Corporation tax relief
Companies get tax relief in the form of a credit against their corporation tax bill. For example, if your company pays corporation tax at 20% and donates £1,250, its tax bill is reduced by £250 for donations of £1,250 (£1,250 x 20%). The net cost to the Company is therefore only £1,000. Just remember to adjust the donations for the lack of Gift Aid. Therefore Company donations should be 25% greater than a individual's if you want the charity to end up with the same amount.
Warning. If your Company doesn’t have a Corporation Tax bill for the year in which a donation is made, it can’t claim a tax credit - although read my article on how you can get round this.
Company or personal?
A personal donation comes out of your taxed income.

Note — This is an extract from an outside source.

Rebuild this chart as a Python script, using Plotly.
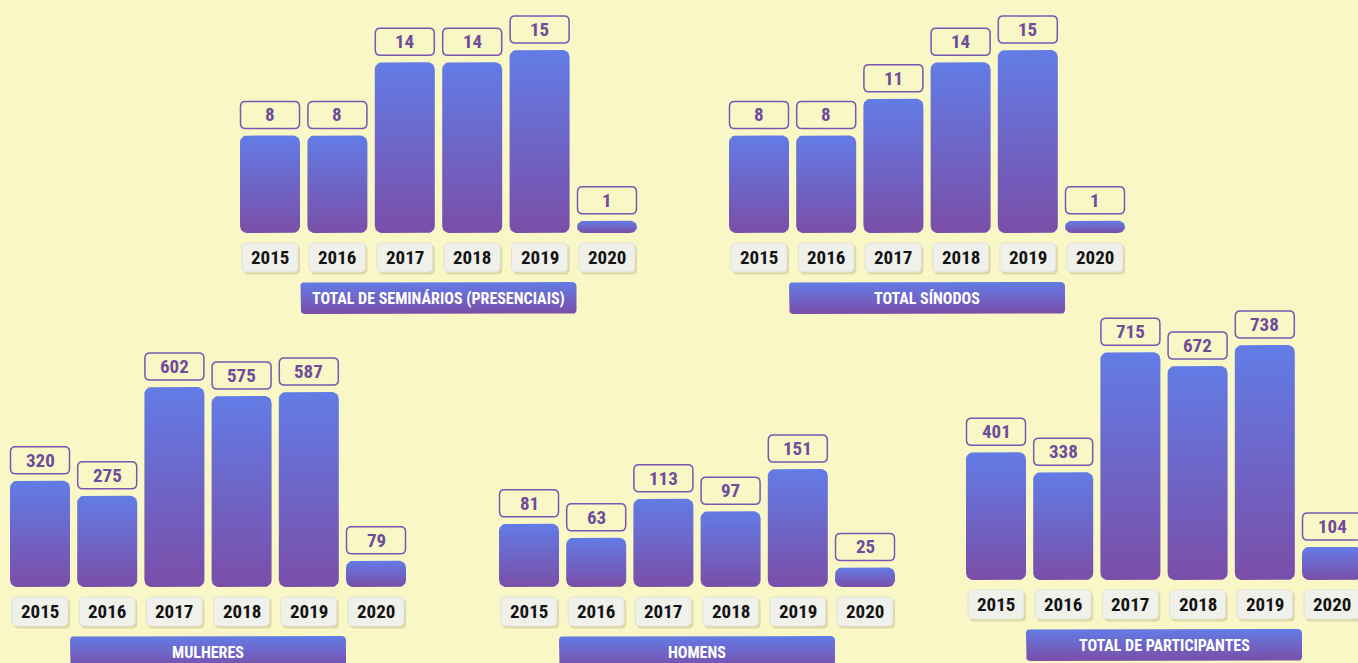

Let's say you use your Company to pay a salary up to the PAYE threshold and you pay the balance of your income using dividends. Assuming that your dividends don't take you over the higher rate threshold for personal tax then it makes no difference whether you make donations personally or using your Company.
Example 1:- Assuming the circumstances above: your Company makes donations of £1,250. It will receive £250 corporation tax relief on this, making a net cost to you/your Company of £1,000. To achieve the same donation for the charity by paying personally as an individual you would need to take a dividend of £1,000 from the Company, pay that to the Charity, on which it would receive a Gift Aid uplift of £250, making total donations of £1,250. Both methods result in a cost to you/your Company of £1,000.
But what if you pay higher rate tax on your dividends?:-
Example 2:- The situation works out slightly differently if you pay higher rate tax on your dividends. In such circumstances, in order to get £1,000 in your hands the company will need to pay a dividend of £1,333.33, an additional cost to the Company of £83.33. It gets worse - you will personally pay £52.25 more tax on the additional dividend than you get back in tax relief on the donation. That makes a total additional cost of £135.58 by paying donations personally compared to paying it through your Limited Company on donations of £1,000.
And what happens if you pay a salary rather than dividends?:-
Example 3:- If you pay yourself with salary through the Company, then, depending on how much you pay, you and your company will pay NI at a combined income of 25.8% (12% for you and 13.8% for your company). As a result of this, even if you're a basic rate taxpayer, once you've added NIC to the calculations the advantage of gift aid is outweighed by the NI bill. Therefore, on a gift of £1,000 a company donation could save you £100 compared with one made under gift aid. Therefore, in this situation, it is also more beneficial to pay donations through the Company.
So is there a general rule you should follow in order to guide you when deciding whether to pay donations using the Company? I think there is, which is always pay donations through your Limited Company because it is going to be as or more tax-efficient to do so, unless the Company does not pay Corporation Tax.